▶ [PROBLEM TO WORK ON] In the listing below, pick out lines with "this".

▶ [ENTRIES PROVIDED]
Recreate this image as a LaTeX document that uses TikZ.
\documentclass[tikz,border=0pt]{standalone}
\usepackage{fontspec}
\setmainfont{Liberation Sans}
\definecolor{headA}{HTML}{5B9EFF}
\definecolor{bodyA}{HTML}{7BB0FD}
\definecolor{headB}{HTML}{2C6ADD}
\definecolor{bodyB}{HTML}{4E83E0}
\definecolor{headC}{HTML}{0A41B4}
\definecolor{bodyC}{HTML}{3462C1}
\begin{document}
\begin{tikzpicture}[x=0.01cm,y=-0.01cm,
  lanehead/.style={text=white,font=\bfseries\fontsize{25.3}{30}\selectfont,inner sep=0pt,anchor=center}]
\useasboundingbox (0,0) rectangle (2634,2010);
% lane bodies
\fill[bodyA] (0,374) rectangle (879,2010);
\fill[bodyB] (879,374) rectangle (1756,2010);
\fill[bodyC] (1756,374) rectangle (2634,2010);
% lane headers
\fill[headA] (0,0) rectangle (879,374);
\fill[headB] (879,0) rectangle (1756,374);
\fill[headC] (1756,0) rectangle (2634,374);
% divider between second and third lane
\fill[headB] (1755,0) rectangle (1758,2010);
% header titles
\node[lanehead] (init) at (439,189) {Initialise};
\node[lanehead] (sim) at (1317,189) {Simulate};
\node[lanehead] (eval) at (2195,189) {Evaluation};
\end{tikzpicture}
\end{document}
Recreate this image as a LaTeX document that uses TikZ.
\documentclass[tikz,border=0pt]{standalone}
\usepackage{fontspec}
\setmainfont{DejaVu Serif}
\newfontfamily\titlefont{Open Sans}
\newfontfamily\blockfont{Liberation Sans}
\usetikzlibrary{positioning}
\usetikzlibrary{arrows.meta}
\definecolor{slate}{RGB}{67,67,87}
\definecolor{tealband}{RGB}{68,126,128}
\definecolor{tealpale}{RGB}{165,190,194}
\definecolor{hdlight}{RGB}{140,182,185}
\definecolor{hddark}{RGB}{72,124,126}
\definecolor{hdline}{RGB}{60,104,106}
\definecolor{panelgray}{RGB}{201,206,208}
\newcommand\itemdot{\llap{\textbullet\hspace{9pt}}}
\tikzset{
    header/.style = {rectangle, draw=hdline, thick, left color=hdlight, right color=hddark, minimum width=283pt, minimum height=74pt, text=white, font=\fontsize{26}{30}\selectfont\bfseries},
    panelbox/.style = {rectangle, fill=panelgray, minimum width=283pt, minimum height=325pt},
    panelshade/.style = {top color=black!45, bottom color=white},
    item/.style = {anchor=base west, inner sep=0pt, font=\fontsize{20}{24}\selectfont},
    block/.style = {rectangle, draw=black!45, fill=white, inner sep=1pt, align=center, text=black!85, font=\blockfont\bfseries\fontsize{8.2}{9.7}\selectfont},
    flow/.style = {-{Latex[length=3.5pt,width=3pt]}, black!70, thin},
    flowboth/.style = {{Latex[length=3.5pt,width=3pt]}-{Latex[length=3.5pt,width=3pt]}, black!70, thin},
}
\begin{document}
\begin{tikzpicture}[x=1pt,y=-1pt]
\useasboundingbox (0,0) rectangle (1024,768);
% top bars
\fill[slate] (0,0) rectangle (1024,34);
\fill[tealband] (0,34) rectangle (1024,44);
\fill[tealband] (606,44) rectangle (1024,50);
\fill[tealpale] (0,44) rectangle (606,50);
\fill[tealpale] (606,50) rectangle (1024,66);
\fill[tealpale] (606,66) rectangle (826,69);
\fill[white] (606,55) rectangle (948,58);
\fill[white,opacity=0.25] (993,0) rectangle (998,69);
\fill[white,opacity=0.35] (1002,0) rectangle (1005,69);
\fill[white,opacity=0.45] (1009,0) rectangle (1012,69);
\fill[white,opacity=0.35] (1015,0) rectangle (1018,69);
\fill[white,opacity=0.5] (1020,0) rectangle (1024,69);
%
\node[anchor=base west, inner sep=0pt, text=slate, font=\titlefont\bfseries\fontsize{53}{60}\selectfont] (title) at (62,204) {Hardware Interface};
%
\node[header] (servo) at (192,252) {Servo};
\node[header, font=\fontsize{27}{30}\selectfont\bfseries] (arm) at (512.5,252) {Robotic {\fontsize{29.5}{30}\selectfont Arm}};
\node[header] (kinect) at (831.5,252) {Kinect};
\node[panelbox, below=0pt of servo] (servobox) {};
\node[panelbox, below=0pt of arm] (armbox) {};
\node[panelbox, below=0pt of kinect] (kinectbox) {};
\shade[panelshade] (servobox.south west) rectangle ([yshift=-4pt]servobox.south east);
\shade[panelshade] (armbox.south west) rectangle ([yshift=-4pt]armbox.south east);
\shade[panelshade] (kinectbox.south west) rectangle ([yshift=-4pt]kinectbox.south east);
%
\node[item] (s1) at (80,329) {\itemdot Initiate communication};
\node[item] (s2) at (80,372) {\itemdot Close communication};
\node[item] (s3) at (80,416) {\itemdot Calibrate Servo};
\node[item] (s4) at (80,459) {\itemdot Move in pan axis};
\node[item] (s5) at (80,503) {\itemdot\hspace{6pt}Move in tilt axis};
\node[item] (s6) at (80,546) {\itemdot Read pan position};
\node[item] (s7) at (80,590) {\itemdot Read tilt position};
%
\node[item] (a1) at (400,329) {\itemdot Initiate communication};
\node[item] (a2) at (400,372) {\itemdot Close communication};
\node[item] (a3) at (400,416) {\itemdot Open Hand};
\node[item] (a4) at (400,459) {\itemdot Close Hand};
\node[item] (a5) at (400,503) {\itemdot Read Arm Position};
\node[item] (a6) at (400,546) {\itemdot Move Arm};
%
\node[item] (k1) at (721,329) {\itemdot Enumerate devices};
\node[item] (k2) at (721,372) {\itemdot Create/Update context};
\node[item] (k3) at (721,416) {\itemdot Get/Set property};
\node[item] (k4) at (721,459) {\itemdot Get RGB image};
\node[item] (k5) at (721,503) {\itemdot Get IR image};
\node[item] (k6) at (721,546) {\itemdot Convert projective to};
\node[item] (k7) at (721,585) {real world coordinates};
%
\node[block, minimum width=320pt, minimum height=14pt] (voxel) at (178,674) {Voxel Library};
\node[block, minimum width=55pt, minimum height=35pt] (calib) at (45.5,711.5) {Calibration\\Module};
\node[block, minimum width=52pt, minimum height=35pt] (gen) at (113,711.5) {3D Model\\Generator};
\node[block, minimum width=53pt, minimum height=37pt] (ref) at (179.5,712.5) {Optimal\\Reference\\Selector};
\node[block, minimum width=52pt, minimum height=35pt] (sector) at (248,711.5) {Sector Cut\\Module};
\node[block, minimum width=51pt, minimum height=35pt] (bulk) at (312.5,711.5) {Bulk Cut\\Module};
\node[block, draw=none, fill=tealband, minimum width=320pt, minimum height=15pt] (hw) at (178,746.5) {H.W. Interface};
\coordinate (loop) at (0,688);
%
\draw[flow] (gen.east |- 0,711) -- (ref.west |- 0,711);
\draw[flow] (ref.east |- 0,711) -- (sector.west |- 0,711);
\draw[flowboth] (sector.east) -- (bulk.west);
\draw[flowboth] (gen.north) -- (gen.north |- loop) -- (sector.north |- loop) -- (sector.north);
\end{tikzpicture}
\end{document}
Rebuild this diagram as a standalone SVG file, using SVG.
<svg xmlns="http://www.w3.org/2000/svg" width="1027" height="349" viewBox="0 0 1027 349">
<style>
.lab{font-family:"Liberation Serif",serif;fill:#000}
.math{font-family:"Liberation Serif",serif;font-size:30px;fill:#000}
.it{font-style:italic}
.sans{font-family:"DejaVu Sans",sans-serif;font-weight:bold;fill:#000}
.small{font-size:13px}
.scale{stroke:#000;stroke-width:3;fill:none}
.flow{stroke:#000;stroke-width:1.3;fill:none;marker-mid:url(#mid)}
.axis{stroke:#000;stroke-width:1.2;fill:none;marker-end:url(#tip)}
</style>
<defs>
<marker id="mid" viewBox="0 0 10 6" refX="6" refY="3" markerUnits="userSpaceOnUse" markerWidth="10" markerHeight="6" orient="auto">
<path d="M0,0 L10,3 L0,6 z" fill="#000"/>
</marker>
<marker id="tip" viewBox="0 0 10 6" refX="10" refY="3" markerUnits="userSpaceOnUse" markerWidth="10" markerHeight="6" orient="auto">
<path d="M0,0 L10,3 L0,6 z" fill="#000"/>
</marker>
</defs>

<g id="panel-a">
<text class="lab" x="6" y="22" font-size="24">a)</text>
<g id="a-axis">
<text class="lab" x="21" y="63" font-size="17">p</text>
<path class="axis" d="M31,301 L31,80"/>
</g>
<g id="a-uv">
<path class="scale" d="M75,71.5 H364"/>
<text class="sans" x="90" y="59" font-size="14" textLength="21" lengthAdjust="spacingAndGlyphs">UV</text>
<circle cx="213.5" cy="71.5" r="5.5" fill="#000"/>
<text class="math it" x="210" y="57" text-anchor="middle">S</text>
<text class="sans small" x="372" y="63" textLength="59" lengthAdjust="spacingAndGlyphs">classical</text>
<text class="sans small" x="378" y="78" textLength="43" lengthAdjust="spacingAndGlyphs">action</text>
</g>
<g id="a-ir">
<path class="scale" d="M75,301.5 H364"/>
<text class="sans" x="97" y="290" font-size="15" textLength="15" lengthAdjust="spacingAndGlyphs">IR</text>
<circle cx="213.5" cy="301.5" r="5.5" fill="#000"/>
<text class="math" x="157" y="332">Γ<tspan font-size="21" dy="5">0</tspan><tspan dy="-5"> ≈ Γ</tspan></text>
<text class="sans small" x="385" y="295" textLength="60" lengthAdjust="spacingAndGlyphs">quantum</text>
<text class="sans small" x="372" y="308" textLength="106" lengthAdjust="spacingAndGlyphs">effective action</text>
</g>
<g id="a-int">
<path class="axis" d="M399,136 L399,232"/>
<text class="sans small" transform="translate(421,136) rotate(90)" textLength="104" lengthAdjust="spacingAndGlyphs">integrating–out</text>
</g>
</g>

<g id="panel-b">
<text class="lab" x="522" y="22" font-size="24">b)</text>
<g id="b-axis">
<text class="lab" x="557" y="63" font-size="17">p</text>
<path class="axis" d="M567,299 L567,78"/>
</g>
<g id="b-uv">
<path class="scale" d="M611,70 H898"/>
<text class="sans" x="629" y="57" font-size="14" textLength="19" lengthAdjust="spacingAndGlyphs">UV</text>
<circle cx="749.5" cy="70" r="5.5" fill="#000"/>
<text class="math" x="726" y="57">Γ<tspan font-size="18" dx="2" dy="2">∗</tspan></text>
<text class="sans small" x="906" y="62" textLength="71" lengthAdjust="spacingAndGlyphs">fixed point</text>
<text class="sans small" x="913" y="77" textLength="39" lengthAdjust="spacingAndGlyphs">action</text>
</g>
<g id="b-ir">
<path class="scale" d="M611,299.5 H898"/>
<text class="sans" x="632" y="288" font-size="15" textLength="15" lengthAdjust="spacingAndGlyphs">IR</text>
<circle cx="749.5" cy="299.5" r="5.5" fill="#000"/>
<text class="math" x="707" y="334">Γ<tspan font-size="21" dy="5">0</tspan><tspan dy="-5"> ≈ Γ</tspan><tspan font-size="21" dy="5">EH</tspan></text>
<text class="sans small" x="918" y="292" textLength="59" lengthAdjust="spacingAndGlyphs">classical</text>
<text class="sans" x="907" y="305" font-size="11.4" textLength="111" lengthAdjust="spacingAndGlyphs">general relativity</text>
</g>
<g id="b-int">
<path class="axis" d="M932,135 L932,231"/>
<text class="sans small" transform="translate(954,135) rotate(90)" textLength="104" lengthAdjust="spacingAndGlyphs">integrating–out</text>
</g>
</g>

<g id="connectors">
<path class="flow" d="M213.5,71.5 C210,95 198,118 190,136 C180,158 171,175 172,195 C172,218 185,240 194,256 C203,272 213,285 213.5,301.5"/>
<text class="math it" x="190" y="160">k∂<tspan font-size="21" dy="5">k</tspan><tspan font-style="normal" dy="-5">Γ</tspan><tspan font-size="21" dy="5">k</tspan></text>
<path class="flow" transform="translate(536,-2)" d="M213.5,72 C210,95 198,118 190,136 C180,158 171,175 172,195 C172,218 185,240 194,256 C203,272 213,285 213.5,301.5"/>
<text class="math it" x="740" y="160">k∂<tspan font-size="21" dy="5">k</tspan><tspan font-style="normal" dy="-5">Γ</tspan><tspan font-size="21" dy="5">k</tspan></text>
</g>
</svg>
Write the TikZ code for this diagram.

▶ [ANSWER TO THE TASK]
Recreate this image as a LaTeX document that uses TikZ.
Recreate this image as a LaTeX document that uses TikZ.
Rebuild this diagram as a standalone SVG file, using SVG.
Write the TikZ code for this diagram.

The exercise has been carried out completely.